In its weekly report, General Electric Co's Baker Hughes energy services firm said that oil drillers in the U.S. added nine rigs, highest since June, in the week to November 10, lifting the total count up to 738. Since the activation of the OPEC/non-OPEC output cut agreement in January, the increasing shale production from the U.S. has been capping the gains in crude oil prices, delaying the rebalancing of the market. "Exploration and production (E&P) companies expect to increase spending on U.S. drilling and completions in 2017 by about 53 percent over what they spent in 2016, according to U.S. financial services firm Cowen & Co.," Reuters reported on Friday.

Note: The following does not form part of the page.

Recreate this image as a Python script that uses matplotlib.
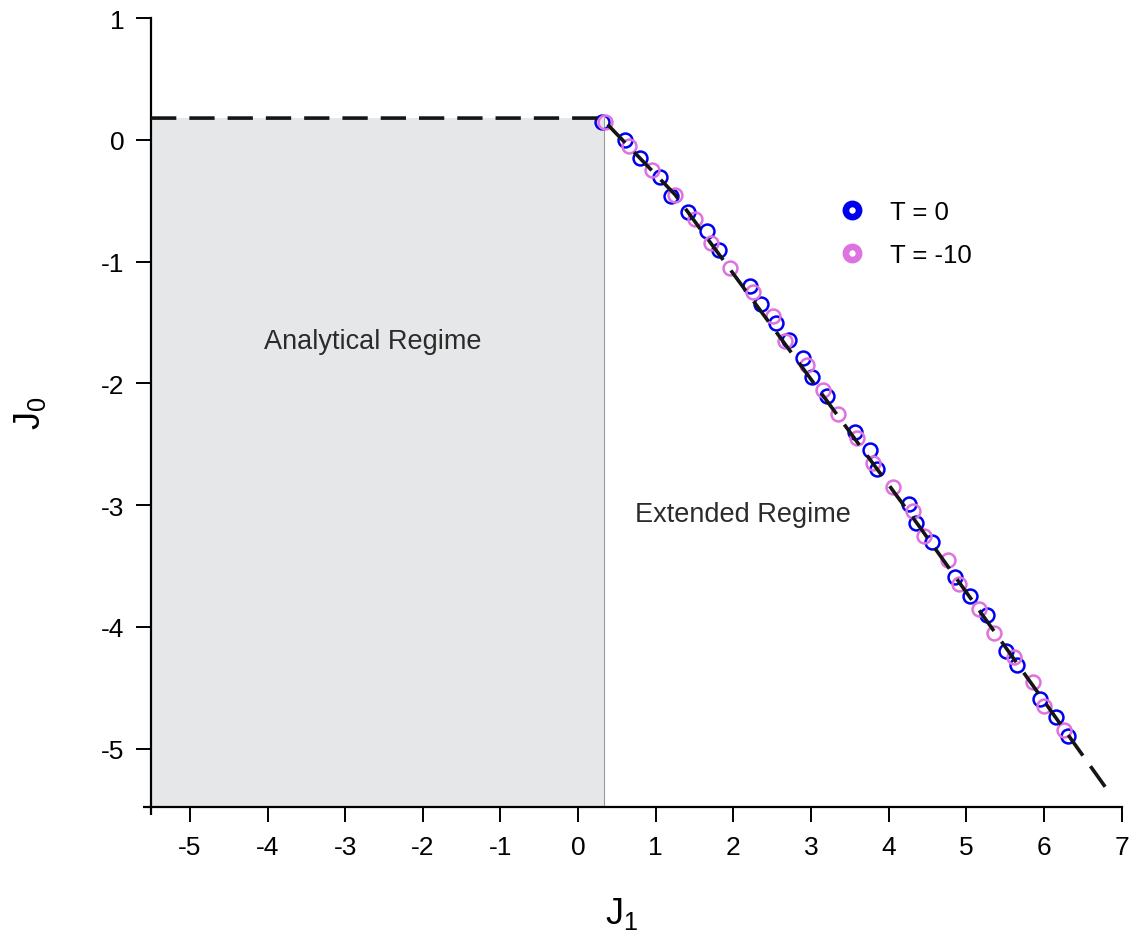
import matplotlib
matplotlib.use("Agg")
import matplotlib.pyplot as plt
from matplotlib.lines import Line2D

plt.rcParams['font.family'] = ['Liberation Sans', 'DejaVu Sans']
plt.rcParams['mathtext.fontset'] = 'custom'
plt.rcParams['mathtext.rm'] = 'Liberation Sans'
plt.rcParams['mathtext.it'] = 'Liberation Sans'
plt.rcParams['axes.unicode_minus'] = False

# Phase boundary (dashed): flat segment, corner, then the descending branch
boundary_j1 = [-5.5, 0.30, 1.25, 4.40, 6.85]
boundary_j0 = [0.18, 0.18, -0.45, -3.18, -5.37]

# Numerical boundary points, T = 0
t0_j1 = [0.31, 0.60, 0.80, 1.06, 1.20, 1.41, 1.66, 1.81, 2.22, 2.36,
         2.55, 2.71, 2.90, 3.01, 3.21, 3.57, 3.76, 3.85, 4.26, 4.35,
         4.56, 4.86, 5.05, 5.26, 5.51, 5.65, 5.95, 6.16, 6.31]
t0_j0 = [0.15, 0.00, -0.15, -0.30, -0.46, -0.59, -0.75, -0.90, -1.20, -1.35,
         -1.50, -1.64, -1.79, -1.95, -2.10, -2.40, -2.55, -2.70, -2.99, -3.15,
         -3.30, -3.59, -3.75, -3.90, -4.20, -4.31, -4.59, -4.74, -4.90]

# Numerical boundary points, T = -10
tm10_j1 = [0.35, 0.65, 0.95, 1.25, 1.51, 1.71, 1.96, 2.25, 2.51, 2.67,
           2.95, 3.15, 3.35, 3.59, 3.80, 4.05, 4.31, 4.46, 4.76, 4.91,
           5.16, 5.35, 5.61, 5.86, 6.00, 6.26]
tm10_j0 = [0.15, -0.05, -0.25, -0.45, -0.65, -0.85, -1.05, -1.25, -1.45, -1.65,
           -1.85, -2.05, -2.25, -2.45, -2.65, -2.85, -3.05, -3.25, -3.45, -3.65,
           -3.85, -4.05, -4.25, -4.45, -4.65, -4.85]

x_ticks = [-5, -4, -3, -2, -1, 0, 1, 2, 3, 4, 5, 6, 7]
y_ticks = [1, 0, -1, -2, -3, -4, -5]
x_lim = (-5.5, 7)
y_lim = (-5.48, 1)

blue = '#0000F0'
pink = '#DE72DE'

fig = plt.figure(figsize=(11.34, 9.45), dpi=100)
ax = fig.add_axes([0.1332, 0.145, 0.8559, 0.8346])

# Shaded analytical region below the flat part of the boundary
corner_j1 = 0.33
ax.fill_between([x_lim[0], corner_j1], y_lim[0], boundary_j0[1],
                color='#E6E7E8', lw=0, zorder=0)
ax.plot([corner_j1, corner_j1], [y_lim[0], boundary_j0[1]],
        color='#9a9a9a', lw=0.8, zorder=1)

ax.plot(t0_j1, t0_j0, ls='none', marker='o', ms=10, mfc='none',
        mec=blue, mew=1.8, zorder=3)
ax.plot(tm10_j1, tm10_j0, ls='none', marker='o', ms=10, mfc='none',
        mec=pink, mew=1.8, zorder=4)

ax.plot(boundary_j1, boundary_j0, color='#151515', lw=2.6,
        dashes=(7, 3.6), solid_capstyle='butt', dash_capstyle='butt',
        zorder=5, clip_on=False)

ax.text(-2.65, -1.65, 'Analytical Regime', ha='center', va='center',
        fontsize=19.5, color='#2b2b2b')
ax.text(2.12, -3.07, 'Extended Regime', ha='center', va='center',
        fontsize=19.5, color='#2b2b2b')

handles = [
    Line2D([], [], ls='none', marker='o', ms=9.5, mfc='white', mec=blue, mew=4.8),
    Line2D([], [], ls='none', marker='o', ms=9.5, mfc='white', mec=pink, mew=4.8),
]
ax.legend(handles, ['T = 0', 'T = -10'], loc='upper left',
          bbox_to_anchor=(0.6984, 0.783), frameon=False, fontsize=18.5,
          handlelength=1.0, handletextpad=0.98, labelspacing=0.77,
          borderpad=0.4, borderaxespad=0)

ax.set_xlim(*x_lim)
ax.set_ylim(*y_lim)
ax.set_xticks(x_ticks)
ax.set_yticks(y_ticks)
ax.set_xticks([x_lim[0]], minor=True)
ax.set_yticks([y_lim[0]], minor=True)

for side in ('top', 'right'):
    ax.spines[side].set_visible(False)
for side in ('left', 'bottom'):
    ax.spines[side].set_linewidth(1.6)
    ax.spines[side].set_color('black')

ax.tick_params(which='major', direction='out', length=11, width=1.4,
               labelsize=19, colors='black')
ax.tick_params(axis='x', which='major', pad=9)
ax.tick_params(axis='y', which='major', pad=8)
ax.tick_params(which='minor', direction='out', length=5.5, width=1.6)

ax.set_xlabel(r'$\mathregular{J_1}$', fontsize=26)
ax.xaxis.set_label_coords(0.485, -0.112)
ax.set_ylabel(r'$\mathregular{J_0}$', fontsize=26, labelpad=38)

fig.savefig('out.png', dpi=100)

Later this month, OPEC is going to meet in Vienna to discuss whether or not they should extend the deal until the end of 2018. Markets have been pricing this possibility since early October, allowing the barrel of WTI to gain more than 7$ during that time span. Despite this late retreat, however, the barrel of WTI is still up nearly $1 on the week.
Technical levels to consider
$57 (psychological level) could be seen as the initial hurdle for the WTI ahead of $57.90 (Nov. 8 high) and $59 (Jul. 1 2015 high). On the downside, supports are located at $56.40 (Nov. 8 low), $55 (psychological level) and $54 (20-DMA).